====== Records for the exercise

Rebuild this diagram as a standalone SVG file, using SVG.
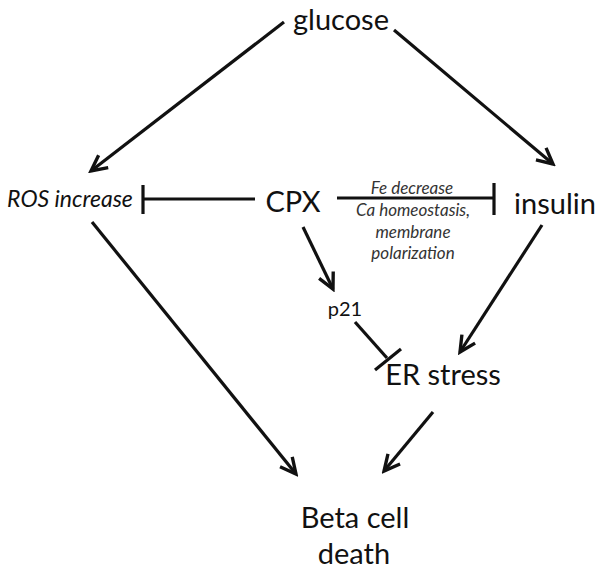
<svg xmlns="http://www.w3.org/2000/svg" width="600" height="570" viewBox="0 0 600 570">
<style>
text{font-family:Lato,"Open Sans","Liberation Sans",sans-serif;fill:#111;}
.big{font-size:29px;}
.it{font-style:italic;}
.lab{font-size:17px;font-style:italic;fill:#333;}
.c line{stroke:#111;stroke-width:3.2;stroke-linecap:butt;fill:none;}
</style>
<defs>
<marker id="ah" viewBox="0 0 20 20" refX="17" refY="10" markerWidth="7" markerHeight="7" markerUnits="strokeWidth" orient="auto">
<path d="M3,3 L17,10 L3,17" fill="none" stroke="#111" stroke-width="3"/>
</marker>
</defs>
<rect width="600" height="570" fill="#fff"/>
<g class="c" id="connectors">
<line x1="284" y1="22" x2="91" y2="171" marker-end="url(#ah)"/>
<line x1="394" y1="30" x2="553" y2="164" marker-end="url(#ah)"/>
<line x1="255" y1="199" x2="143" y2="199"/>
<line x1="143" y1="185" x2="143" y2="214"/>
<line x1="337" y1="198" x2="493" y2="198"/>
<line x1="494" y1="183" x2="494" y2="215"/>
<line x1="303" y1="227" x2="333" y2="289" marker-end="url(#ah)"/>
<line x1="355" y1="322" x2="387" y2="358"/>
<line x1="375" y1="370" x2="401" y2="349"/>
<line x1="542" y1="225" x2="460" y2="352" marker-end="url(#ah)"/>
<line x1="92" y1="222" x2="296" y2="474" marker-end="url(#ah)"/>
<line x1="433" y1="412" x2="384" y2="471" marker-end="url(#ah)"/>
</g>
<g id="glucose"><text class="big" x="341" y="30" text-anchor="middle">glucose</text></g>
<g id="ros"><text class="it" x="70" y="207" font-size="23" text-anchor="middle">ROS increase</text></g>
<g id="cpx"><text class="big" x="293" y="212" text-anchor="middle">CPX</text></g>
<g id="insulin"><text class="big" x="555" y="214" text-anchor="middle">insulin</text></g>
<g id="mech">
<text class="lab" x="412" y="194" text-anchor="middle">Fe decrease</text>
<text class="lab" x="413" y="216" text-anchor="middle">Ca homeostasis,</text>
<text class="lab" x="413" y="238" text-anchor="middle">membrane</text>
<text class="lab" x="413" y="259" text-anchor="middle">polarization</text>
</g>
<g id="p21"><text x="345" y="316" font-size="20" text-anchor="middle">p21</text></g>
<g id="er"><text class="big" x="443" y="385" text-anchor="middle">ER stress</text></g>
<g id="beta">
<text class="big" x="355" y="528" text-anchor="middle">Beta cell</text>
<text class="big" x="354" y="564" text-anchor="middle">death</text>
</g>
</svg>
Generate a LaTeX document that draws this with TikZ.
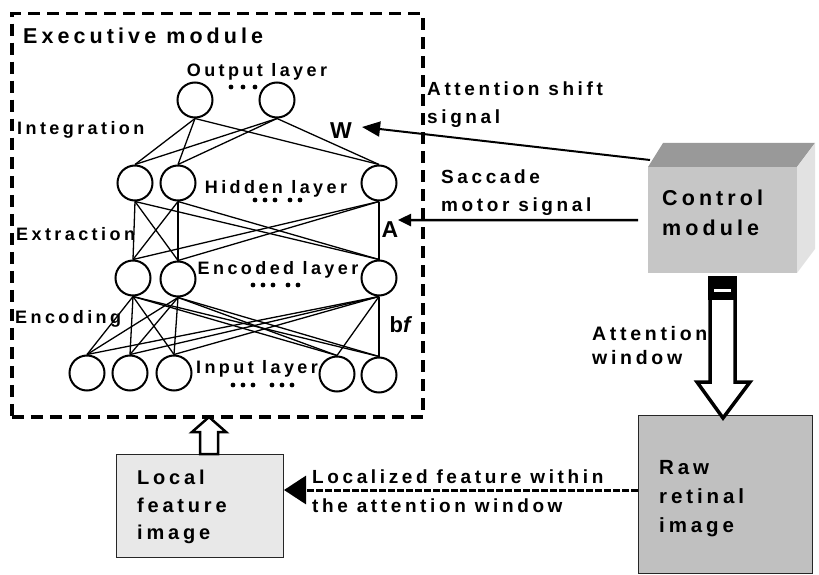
\documentclass[tikz,border=0pt]{standalone}
\usepackage{fontspec}
\newfontfamily\lab{Liberation Sans Bold}[LetterSpace=19]
\newfontfamily\labit{Liberation Sans Bold Italic}[LetterSpace=19]
\usetikzlibrary{arrows.meta,calc}
\definecolor{frontgray}{RGB}{198,198,198}
\definecolor{topgray}{RGB}{153,153,153}
\definecolor{sidegray}{RGB}{226,226,226}
\definecolor{rawgray}{RGB}{192,192,192}
\definecolor{localgray}{RGB}{232,232,232}
\begin{document}
\begin{tikzpicture}[x=1pt,y=-1pt,
  lbl/.style n args={2}{inner sep=0pt, text=black, font={\lab\fontsize{#1}{#2}\selectfont}},
  neuron/.style={circle, draw, line width=2pt, minimum size=35pt, inner sep=0pt},
  wire/.style={line width=1.3pt},
  box/.style={draw=black!85, line width=1pt, inner sep=0pt, anchor=north west},
  hollow/.style={draw, fill=white, line join=miter}
]
\useasboundingbox (0,0) rectangle (819,575);

% executive module frame
\node[draw, line width=3.5pt, dash pattern=on 12pt off 7pt, inner sep=0pt,
      minimum width=411pt, minimum height=403pt, anchor=north west] (exec) at (10,12) {};
\node[lbl={21.5}{26}, anchor=west] (title) at (23,36) {Executive module};

% neurons
\node[neuron] (o1) at (195,100) {};
\node[neuron] (o2) at (277,100) {};
\node[neuron] (h1) at (135,183) {};
\node[neuron] (h2) at (178,183) {};
\node[neuron] (h3) at (379,183) {};
\node[neuron] (e1) at (133,278) {};
\node[neuron] (e2) at (178,279) {};
\node[neuron] (e3) at (379,278) {};
\node[neuron] (i1) at (87,373) {};
\node[neuron] (i2) at (130,373) {};
\node[neuron] (i3) at (174,373) {};
\node[neuron] (i4) at (337,374) {};
\node[neuron] (i5) at (379,375) {};

\foreach \a in {o1,o2} \foreach \b in {h1,h2,h3} \draw[wire] (\a.south) -- (\b.north);
\foreach \a in {h1,h2,h3} \foreach \b in {e1,e2,e3} \draw[wire] (\a.south) -- (\b.north);
\foreach \a in {e1,e2,e3} \foreach \b in {i1,i2,i3,i4,i5} \draw[wire] (\a.south) -- (\b.north);

% layer labels
\node[lbl={18}{24}, anchor=base] (outl) at (257,77) {Output layer};
\node[lbl={18}{24}, anchor=base] (hidl) at (276,193) {Hidden layer};
\node[lbl={18}{24}, anchor=base] (encl) at (278,274) {Encoded layer};
\node[lbl={18}{24}, anchor=base] (inl) at (257,373) {Input layer};

% dots
\foreach \x in {231,243,255} \fill (\x,87) circle (2.4);
\foreach \x in {255,265,275,290,300} \fill (\x,200) circle (2.4);
\foreach \x in {253,263,273,288,298} \fill (\x,285) circle (2.4);
\foreach \x in {233,243,253,272,282,292} \fill (\x,385) circle (2.4);

% side labels
\node[lbl={18}{24}, anchor=base west] (integ) at (17,135) {Integration};
\node[lbl={18}{24}, anchor=base west] (extr) at (16,240) {Extraction};
\node[lbl={18}{24}, anchor=base west] (enco) at (15,323) {Encoding};
\node[lbl={23}{26}] (W) at (341,131) {W};
\node[lbl={23}{26}] (A) at (390,230) {A};
\node[lbl={22}{26}] (bf) at (400,325) {b{\labit f}};

% control module (3D box)
\fill[topgray] (648,167) -- (663,143) -- (815,143) -- (797,167) -- cycle;
\fill[sidegray] (797,167) -- (815,143) -- (815,249) -- (797,273) -- cycle;
\node[fill=frontgray, inner sep=0pt, minimum width=149pt, minimum height=106pt, anchor=north west] (ctrl) at (648,167) {};
\node[lbl={21.5}{30}, align=left, anchor=west] (ctrltxt) at (662,213) {Control\\module};

% attention shift signal
\coordinate (wtip) at ($(W.east)+(10,-4)$);
\draw[line width=2pt, -{Triangle[length=18pt,width=15pt]}] ($(ctrl.north west)+(2,-7)$) -- (wtip);
\node[lbl={19}{28}, align=left, anchor=west] (shiftl) at (427,105) {Attention shift\\signal};

% saccade motor signal
\coordinate (atip) at (398,220);
\draw[line width=2.5pt, -{Triangle[length=13pt,width=12pt]}] ($(ctrl.west)+(-10,0)$) -- (atip);
\node[lbl={19}{28}, align=left, anchor=west] (sacl) at (441,193) {Saccade\\motor signal};

% raw retinal image
\node[box, fill=rawgray, minimum width=174pt, minimum height=158pt] (raw) at (638,415) {};
\node[lbl={20.5}{29}, align=left, anchor=west] (rawtxt) at (659,499) {Raw\\retinal\\image};

% attention window hollow arrow
\draw[hollow, line width=3.5pt] (710,278) -- (710,382) -- (697,382) -- (723,418) -- (750,382) -- (735,382) -- (735,278) -- cycle;
\fill (708,276) rectangle (737,300);
\fill[white] (714,289) rectangle (731,292);
\node[lbl={19.5}{24}, align=left, anchor=west] (winl) at (592,346) {Attention\\window};

% local feature image
\node[box, fill=localgray, minimum width=167pt, minimum height=103pt] (local) at (116,454) {};
\node[lbl={20}{27.5}, align=left, anchor=west] (localtxt) at (137,507) {Local\\feature\\image};

% up arrow into executive module
\draw[hollow, line width=2.5pt] (200,454) -- (200,432) -- (192,432) -- (209,417) -- (226,432) -- (218,432) -- (218,454) -- cycle;

% localized feature dashed arrow
\coordinate (lf) at (local.east |- 0,490);
\draw[line width=3pt, dash pattern=on 7pt off 2pt, -{Triangle[length=22pt,width=28pt]}] (raw.west |- lf) -- (lf);
\node[lbl={19}{29}, align=left, anchor=west] (loctxt) at (312,491) {Localized feature within\\the attention window};
\end{tikzpicture}
\end{document}
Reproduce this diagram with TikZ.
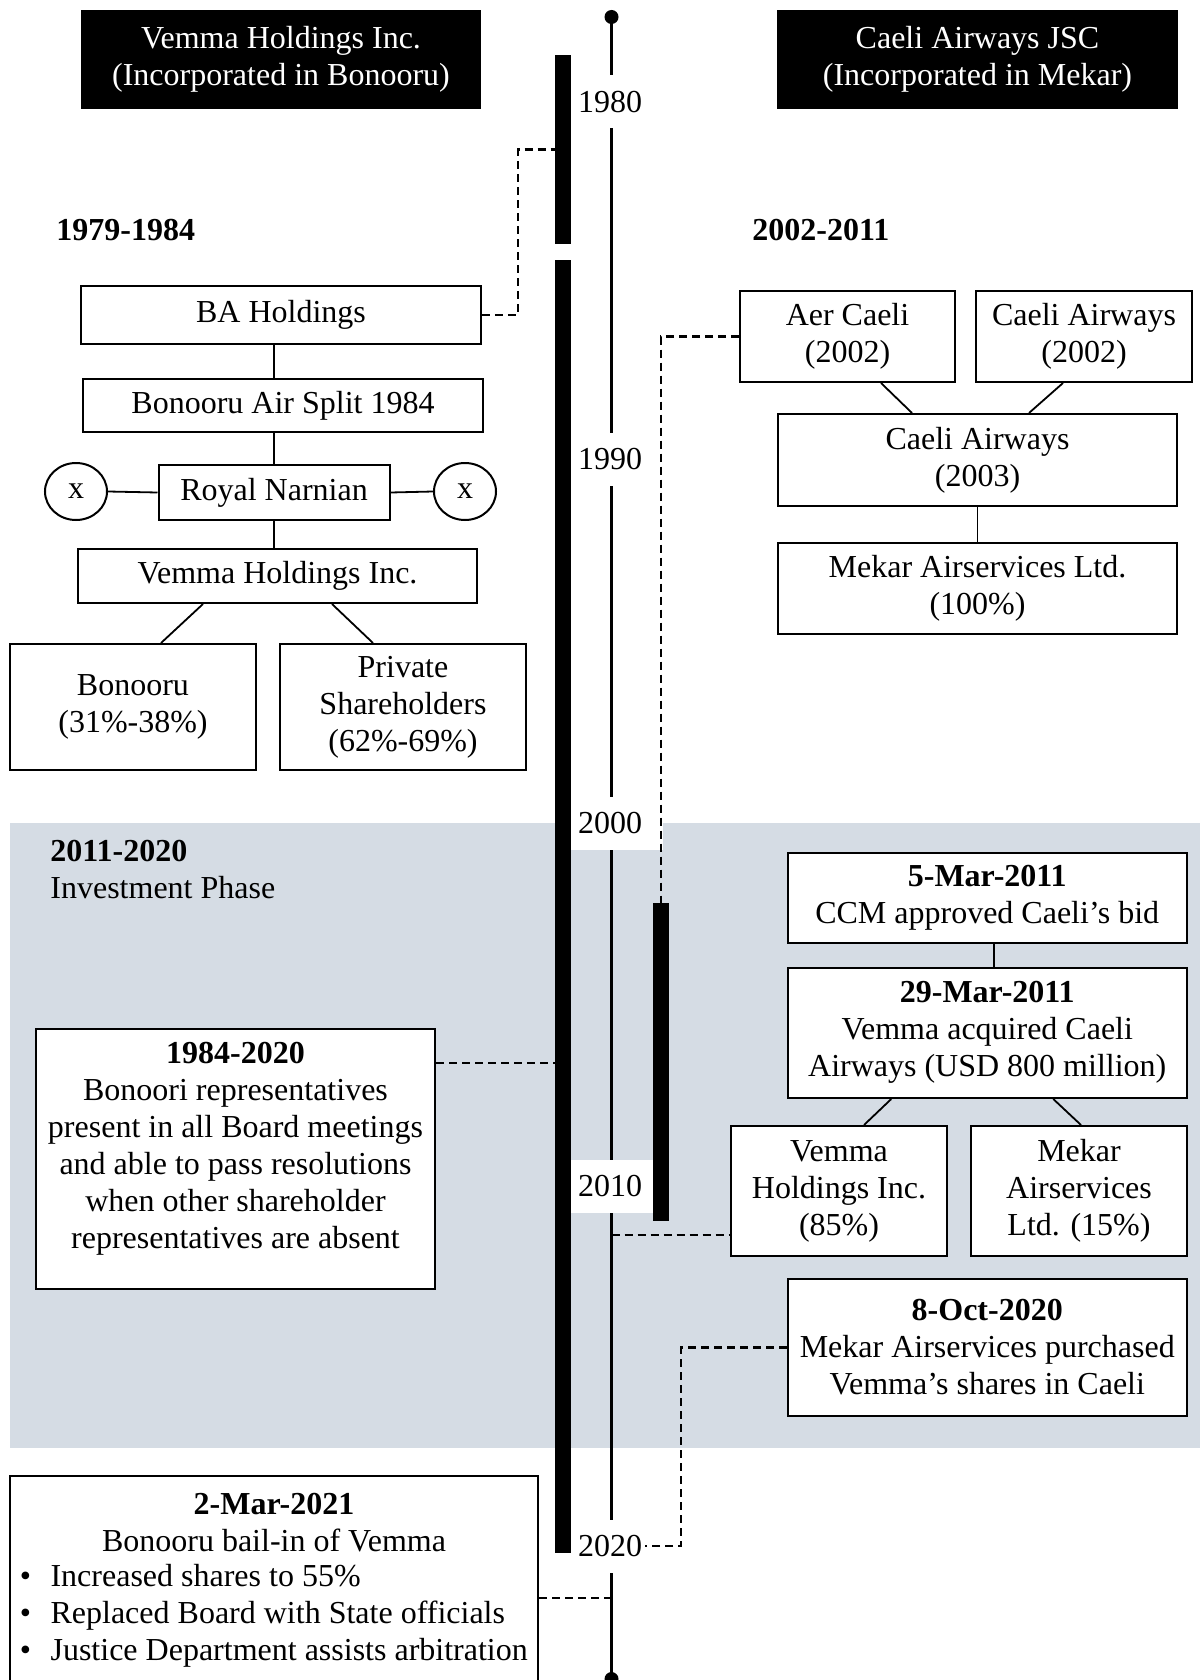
\documentclass[tikz,border=0pt]{standalone}
\usepackage{fontspec}
\setmainfont{Liberation Serif}
\usetikzlibrary{calc,shapes.geometric}
\definecolor{band}{HTML}{D5DCE4}
\begin{document}
\begin{tikzpicture}[x=0.5pt,y=-0.5pt,
  font=\fontsize{16}{18.5}\selectfont,
  box/.style={draw,line width=1pt,fill=white,align=center,inner sep=0pt},
  hdr/.style={fill=black,text=white,align=center,inner sep=0pt,minimum height=49.5pt},
  bar/.style={fill=black,inner sep=0pt,minimum width=8pt},
  yr/.style={fill=white,inner ysep=0pt,inner xsep=3.5pt,text width=39pt,align=left,minimum height=26.5pt},
  conn/.style={line width=0.9pt},
  dline/.style={line width=1.05pt,dash pattern=on 4pt off 2.5pt},
  tl/.style={line width=1.3pt},
  heading/.style={font=\fontsize{16}{18.5}\selectfont\bfseries,anchor=west,inner sep=0pt,align=left},
  txt/.style={align=center,inner sep=0pt},
  dot/.style={circle,fill=black,inner sep=0pt,minimum size=7pt},
  oval/.style={ellipse,draw,line width=1pt,inner sep=0pt,minimum width=31pt,minimum height=28.5pt}
]
\useasboundingbox (0,0) rectangle (1200,1680);
\clip (0,0) rectangle (1200,1680);

% band
\fill[band] (10,823) rectangle (1200,1448);

% timeline
\node[dot] (dTop) at (611.5,17) {};
\node[dot] (dBot) at (611.5,1679) {};
\draw[tl] (dTop.center) -- (dBot.center);

% year labels
\node[yr] (y1980) at (617,102) {1980};
\node[yr] (y1990) at (617,459) {1990};
\node[yr] (y2000) at (617,823) {2000};
\node[yr] (y2010) at (617,1186.5) {2010};
\node[yr] (y2020) at (617,1546) {2020};

% bars
\node[bar,minimum height=94.5pt] (bar1) at (563,149.5) {};
\node[bar,minimum height=646.5pt] (bar2) at (563,906.5) {};
\node[bar,minimum height=159pt] (bar3) at (661,1062) {};

% headers
\node[hdr,minimum width=200pt] (hL) at (281,59.5) {Vemma Holdings Inc.\\(Incorporated in Bonooru)};
\node[hdr,minimum width=200.5pt] (hR) at (977.5,59.5) {Caeli Airways JSC\\(Incorporated in Mekar)};

% headings
\node[heading] (h1) at (56,230) {1979-1984};
\node[heading] (h2) at (752,230) {2002-2011};
\node[anchor=west,inner sep=0pt,align=left] (h3) at (50,869.5) {\textbf{2011-2020}\\Investment Phase};

% left structure
\node[box,minimum width=199.75pt,minimum height=29.25pt] (ba) at (281,314.75) {BA Holdings};
\node[box,minimum width=200pt,minimum height=26.5pt] (split) at (283,405.5) {Bonooru Air Split 1984};
\node[box,minimum width=115.5pt,minimum height=27.5pt] (rn) at (274,492.5) {Royal Narnian};
\node[oval] (cl) at (76,491.5) {x};
\node[oval] (cr) at (465,491.5) {x};
\node[box,minimum width=199.5pt,minimum height=27pt] (vh) at (277.5,576) {Vemma Holdings Inc.};
\node[box,minimum width=123pt,minimum height=63pt] (bono) at (133,707) {Bonooru\\(31\%-38\%)};
\node[box,minimum width=123pt,minimum height=63pt] (priv) at (403,707) {Private\\Shareholders\\(62\%-69\%)};

% right structure
\node[box,minimum width=107.5pt,minimum height=45.5pt] (aer) at (847.5,336.5) {Aer Caeli\\(2002)};
\node[box,minimum width=108pt,minimum height=45.5pt] (ca02) at (1084,336.5) {Caeli Airways\\(2002)};
\node[box,minimum width=199.5pt,minimum height=46pt] (ca03) at (977.5,460) {Caeli Airways\\(2003)};
\node[box,minimum width=199.5pt,minimum height=45.5pt] (mek) at (977.5,588.5) {Mekar Airservices Ltd.\\(100\%)};

\node[box,minimum width=199.75pt,minimum height=45pt] (mar5) at (987.25,898) {\textbf{5-Mar-2011}\\CCM approved Caeli's bid};
\node[box,minimum width=199.75pt,minimum height=65.25pt] (mar29) at (987.25,1032.75) {\textbf{29-Mar-2011}\\Vemma acquired Caeli\\Airways (USD 800 million)};
\node[box,minimum width=108pt,minimum height=65pt] (v85) at (839,1191) {Vemma\\Holdings Inc.\\(85\%)};
\node[box,minimum width=108pt,minimum height=65pt] (m15) at (1079,1191) {Mekar\\Airservices\\Ltd. (15\%)};
\node[box,minimum width=199.75pt,minimum height=68.5pt] (oct) at (987.25,1347.5) {\textbf{8-Oct-2020}\\Mekar Airservices purchased\\Vemma's shares in Caeli};

% left lower boxes
\node[box,minimum width=199.5pt,minimum height=129.75pt] (r1984) at (235.5,1158.75) {};
\node[txt] (t1984) at (235.5,1149) {\textbf{1984-2020}\\Bonoori representatives\\present in all Board meetings\\and able to pass resolutions\\when other shareholder\\representatives are absent};
\node[box,minimum width=264pt,minimum height=122pt] (mar21) at (274,1598) {};
\node[txt] (t21) at (274,1523) {\textbf{2-Mar-2021}\\Bonooru bail-in of Vemma};
\node[anchor=west,inner sep=0pt] (b21) at (19.5,1616) {\begin{tabular}{@{}l@{\hspace{9.75pt}}l@{}}\textbullet & Increased shares to 55\%\\ \textbullet & Replaced Board with State officials\\ \textbullet & Justice Department assists arbitration\end{tabular}};

% solid connectors
\draw[conn] (ba.south -| rn.north) -- (split.north -| rn.north);
\draw[conn] (split.south -| rn.north) -- (rn.north);
\draw[conn] (rn.south) -- (vh.north -| rn.south);
\draw[conn] (cl.east) -- (rn.west);
\draw[conn] (rn.east) -- (cr.west);
\draw[conn] ($(vh.south)+(-74.5,0)$) -- ($(bono.north)+(28,0)$);
\draw[conn] ($(vh.south)+(54.5,0)$) -- ($(priv.north)+(-30,0)$);
\draw[conn] ($(aer.south)+(33.5,0)$) -- ($(ca03.north)+(-65.5,0)$);
\draw[conn] ($(ca02.south)+(-21,0)$) -- ($(ca03.north)+(51.5,0)$);
\draw[conn] (ca03.south) -- (mek.north);
\draw[conn] ($(mar5.south)+(7,0)$) -- ($(mar29.north)+(7,0)$);
\draw[conn] ($(mar29.south)+(-96,0)$) -- ($(v85.north)+(25,0)$);
\draw[conn] ($(mar29.south)+(66,0)$) -- ($(m15.north)+(2,0)$);

% dashed connectors
\draw[dline] (ba.east) -- ++(36,0) |- (bar1.west);
\draw[dline] (aer.west) -| (bar3.north);
\path ($(r1984.north east)+(0,35)$) coordinate (d3);
\draw[dline] (d3) -- (d3 -| bar2.west);
\path ($(v85.south west)+(0,-22)$) coordinate (d4);
\draw[dline] (d4 -| dTop) -- (d4);
\draw[dline] (oct.west) -- ++(-105.5,0) |- ($(y2020.east)+(-18,0)$);
\path ($(mar21.north east)+(0,123)$) coordinate (d6);
\draw[dline] (d6) -- (d6 -| dTop);
\end{tikzpicture}
\end{document}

============

[Goal of the exercise] Include both the line containing "Generate a LaTeX" and the line containing "(0,0) rectangle (819,575);" when you write out everything between them, exactly. Leave the pictures out.

[Complete output]
Generate a LaTeX document that draws this with TikZ.
\documentclass[tikz,border=0pt]{standalone}
\usepackage{fontspec}
\newfontfamily\lab{Liberation Sans Bold}[LetterSpace=19]
\newfontfamily\labit{Liberation Sans Bold Italic}[LetterSpace=19]
\usetikzlibrary{arrows.meta,calc}
\definecolor{frontgray}{RGB}{198,198,198}
\definecolor{topgray}{RGB}{153,153,153}
\definecolor{sidegray}{RGB}{226,226,226}
\definecolor{rawgray}{RGB}{192,192,192}
\definecolor{localgray}{RGB}{232,232,232}
\begin{document}
\begin{tikzpicture}[x=1pt,y=-1pt,
  lbl/.style n args={2}{inner sep=0pt, text=black, font={\lab\fontsize{#1}{#2}\selectfont}},
  neuron/.style={circle, draw, line width=2pt, minimum size=35pt, inner sep=0pt},
  wire/.style={line width=1.3pt},
  box/.style={draw=black!85, line width=1pt, inner sep=0pt, anchor=north west},
  hollow/.style={draw, fill=white, line join=miter}
]
\useasboundingbox (0,0) rectangle (819,575);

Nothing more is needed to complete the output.